Producer and co-writer Phil Lord ensured the Sony animated superhero movie accurately represented the Spanish language.
Spider-Man: Into the Spider-Verse Purposefully Does Not Use Subtitles
"Spider-Man: Into the Spider-Verse"
Sony Pictures Animation

Sony’s “Spider-Man: Into the Spider-Verse” is full of eye-popping animation and lovable variations of the titular superhero, but one thing it’s lacking is subtitles. During scenes in which Miles Morales (Shameik Moore) converses with his mother, Rio Morales (Luna Lauren Velez), the film features the Spanish language but does not subtitle the conversations. The choice was a purposeful one made by “Spider-Verse” producer and co-writer Phil Lord.

“I grew up in a bilingual household in the bilingual city of Miami where you hear Spanish all over the place, and it’s not particularly remarkable,” Lord told Remezcla at the “Spider-Verse” premiere. “It was important for us to hear Spanish and not necessarily have it subtitled. It’s just part of the fabric of Miles’ community and family life.”

Lord, whose mother is from Cuba and father from the United States, said he related to Miles in the movie and “certainly understands what it’s like to feel like you’re half one thing and half something else.”

Lord is best known for his collaborations with his directing partner Chris Miller, including “21 Jump Street” and “The Lego Movie.” The two famously were involved with “Solo: A Star Wars Story” before being removed from the project months into production and replaced by Ron Howard. Miller co-produced “Spider-Verse” with Lord.

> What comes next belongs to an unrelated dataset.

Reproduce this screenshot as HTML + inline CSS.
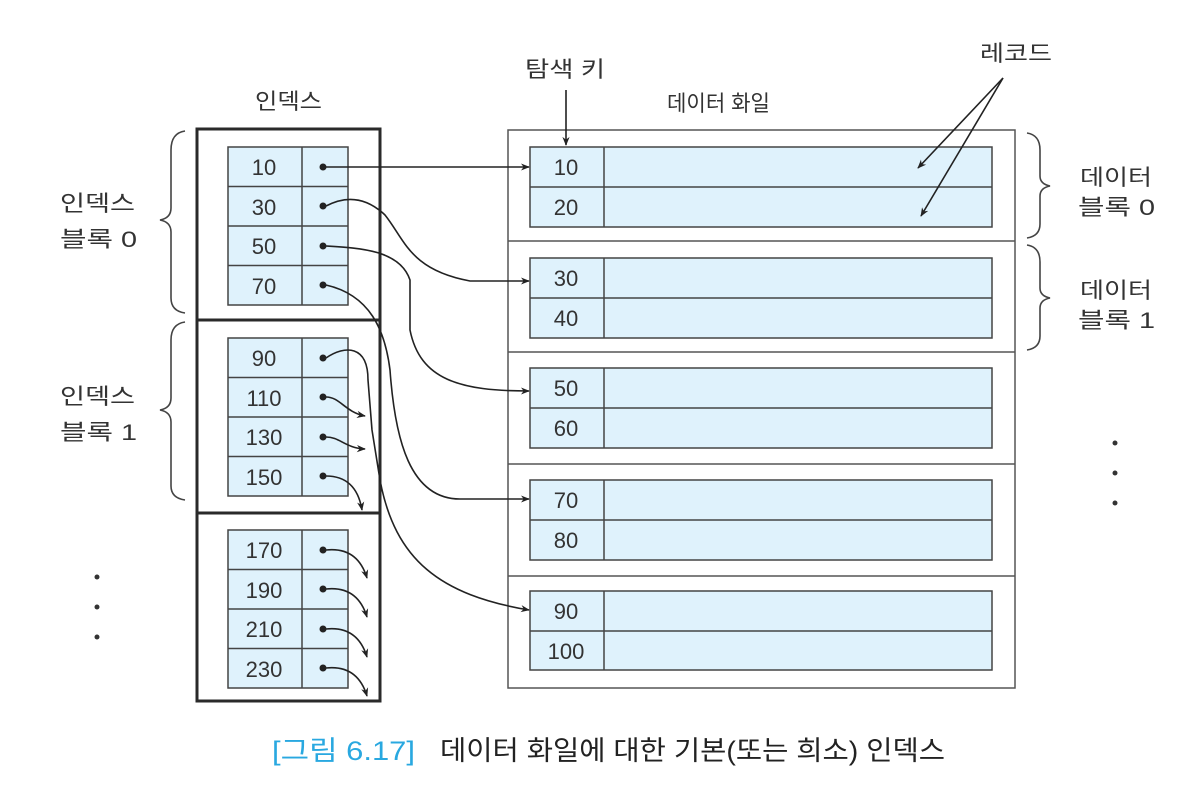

Another point of concern for Lord was making sure Miles and Rio don’t have the same Spanish-sounding accent. “Miles is second-generation, so he speaks different than his mother,” he said. With “Spider-Verse,” Lord wanted to ensure that both the Spanish language was represented as an everyday part of Miles’ life and that it showed the progression of the language through different generations.

One person applauding Lord’s focus on the film’s Spanish language is Velez. “That was really bold, because if you use subtitles all of a sudden we are outside, and we are not part of this world anymore,” the actress told Remezcla. “It was brilliant that they just allowed for it to exist.”

“Spider-Man: Into the Spider-Verse” has earned critical acclaim, winning Best Animated Film honors from both the New York Film Critics Circle and the Los Angles Film Critics Association. The movie is nominated for Best Animated Feature at the Golden Globes and is widely considered to nab an Oscar nomination. The movie opens nationwide December 14.